• Instructions for the task: Skip the pictures, please, and write out exactly the lines from the opening of the data through the line containing "Chart.register(...registerables);".

______________________________

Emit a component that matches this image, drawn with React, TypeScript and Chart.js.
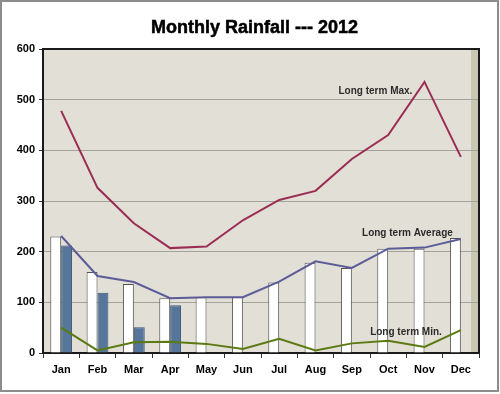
import React, { useEffect, useRef } from "react";
import { Chart, registerables } from "chart.js";

Chart.register(...registerables);

const months = ["Jan", "Feb", "Mar", "Apr", "May", "Jun", "Jul", "Aug", "Sep", "Oct", "Nov", "Dec"];
const avgBarValues = [230, 160, 136, 108, 110, 110, 139, 178, 168, 206, 206, 227];
const avgLineValues = [231, 152, 140, 108, 110, 110, 141, 181, 168, 206, 208, 225];
const rain2012 = [212, 119, 51, 94, null, null, null, null, null, null, null, null];
const maxValues = [478, 326, 256, 207, 210, 262, 302, 320, 383, 430, 535, 387];
const minValues = [50, 5, 21, 22, 18, 8, 28, 5, 19, 24, 12, 45];
const yTicks = [0, 100, 200, 300, 400, 500, 600];

const noteTexts = ["Long term Max.", "Long term Average", "Long term Min."];
const noteX = [8.65, 9.53, 9.49];
const noteY = [517, 237, 41];

const titleText = "Monthly Rainfall --- 2012";

const framePlugin = {
  id: "framePlugin",
  beforeDraw(chart: any) {
    const { ctx, chartArea: a } = chart;
    ctx.save();
    ctx.fillStyle = "#ffffff";
    ctx.fillRect(0, 0, chart.width, chart.height);
    ctx.strokeStyle = "#8c8c8c";
    ctx.lineWidth = 2;
    ctx.strokeRect(1, 1, 497, 390);
    // plot background
    ctx.fillStyle = "#e2dfd7";
    ctx.fillRect(a.left, a.top, a.right - a.left, a.bottom - a.top);
    // right 3D strip
    ctx.fillStyle = "#cbc6b1";
    ctx.fillRect(a.right - 8, a.top, 8, a.bottom - a.top);
    // title
    ctx.fillStyle = "#000";
    ctx.strokeStyle = "#000";
    ctx.lineWidth = 0.5;
    ctx.font = "bold 18px 'Liberation Sans', Arial, sans-serif";
    ctx.textAlign = "center";
    ctx.textBaseline = "alphabetic";
    ctx.fillText(titleText, 254.5, 33);
    ctx.strokeText(titleText, 254.5, 33);
    ctx.restore();
  },
  afterDatasetsDraw(chart: any) {
    const { ctx, chartArea: a, scales } = chart;
    ctx.save();
    ctx.strokeStyle = "#1a1a1a";
    ctx.lineWidth = 2;
    ctx.beginPath();
    ctx.moveTo(a.left, a.top);
    ctx.lineTo(a.right, a.top);
    ctx.lineTo(a.right, a.bottom);
    ctx.stroke();
    ctx.fillStyle = "#2b2b2b";
    ctx.font = "bold 10px 'Liberation Sans', Arial, sans-serif";
    ctx.textAlign = "center";
    ctx.textBaseline = "middle";
    const x = scales.x;
    const y = scales.y;
    const step = x.getPixelForValue(1) - x.getPixelForValue(0);
    noteTexts.forEach((t, i) => {
      const px = x.getPixelForValue(0) + noteX[i] * step;
      const py = y.getPixelForValue(noteY[i]);
      ctx.fillText(t, px, py);
    });
    ctx.restore();
  },
};

export default function App() {
  const ref = useRef<HTMLCanvasElement>(null);
  useEffect(() => {
    if (!ref.current) return;
    const chart = new Chart(ref.current, {
      type: "bar",
      data: {
        labels: months,
        datasets: [
          {
            type: "line",
            label: "Long term Max.",
            data: maxValues,
            borderColor: "#9b2d55",
            borderWidth: 2,
            pointRadius: 0,
            tension: 0,
            order: 1,
          },
          {
            type: "line",
            label: "Long term Average",
            data: avgLineValues,
            borderColor: "#5c5c98",
            borderWidth: 2,
            pointRadius: 0,
            tension: 0,
            order: 1,
          },
          {
            type: "line",
            label: "Long term Min.",
            data: minValues,
            borderColor: "#5b7a12",
            borderWidth: 2,
            pointRadius: 0,
            tension: 0,
            order: 1,
          },
          {
            type: "bar",
            label: "Average",
            data: avgBarValues,
            backgroundColor: "#ffffff",
            borderColor: "#555555",
            borderWidth: 1,
            categoryPercentage: 0.6,
            barPercentage: 1,
            order: 2,
          },
          {
            type: "bar",
            label: "2012",
            data: rain2012,
            backgroundColor: "#56759a",
            borderColor: "#3e5672",
            borderWidth: 1,
            categoryPercentage: 0.6,
            barPercentage: 1,
            order: 2,
          },
        ],
      } as any,
      options: {
        responsive: false,
        animation: false,
        layout: { padding: { left: 0, right: 21, top: 49, bottom: 0 } },
        plugins: {
          legend: { display: false },
          title: { display: false },
          tooltip: { enabled: false },
        },
        scales: {
          x: {
            offset: true,
            grid: {
              display: true,
              drawOnChartArea: false,
              drawTicks: true,
              tickLength: 5,
              color: "#333",
              offset: true,
            },
            border: { color: "#1a1a1a", width: 2 },
            ticks: {
              color: "#000",
              padding: 5,
              font: { family: "'Liberation Sans', Arial, sans-serif", size: 11, weight: "bold" },
            },
            afterFit(s: any) {
              s.height = 41;
            },
          },
          y: {
            min: 0,
            max: 600,
            afterBuildTicks(s: any) {
              s.ticks = yTicks.map((v) => ({ value: v }));
            },
            grid: {
              color: "#a3a29b",
              tickColor: "#333",
              tickLength: 4,
              lineWidth: 1,
            },
            border: { color: "#1a1a1a", width: 2 },
            ticks: {
              color: "#000",
              padding: 4,
              font: { family: "'Liberation Sans', Arial, sans-serif", size: 11, weight: "bold" },
            },
            afterFit(s: any) {
              s.width = 43;
            },
          },
        },
      } as any,
      plugins: [framePlugin],
    });
    return () => chart.destroy();
  }, []);
  return (
    <div style={{ position: "absolute", left: 0, top: 0, width: 500, height: 394 }}>
      <canvas ref={ref} width={500} height={394} style={{ display: "block" }} />
    </div>
  );
}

______________________________

• Solution:
Emit a component that matches this image, drawn with React, TypeScript and Chart.js.
import React, { useEffect, useRef } from "react";
import { Chart, registerables } from "chart.js";

Chart.register(...registerables);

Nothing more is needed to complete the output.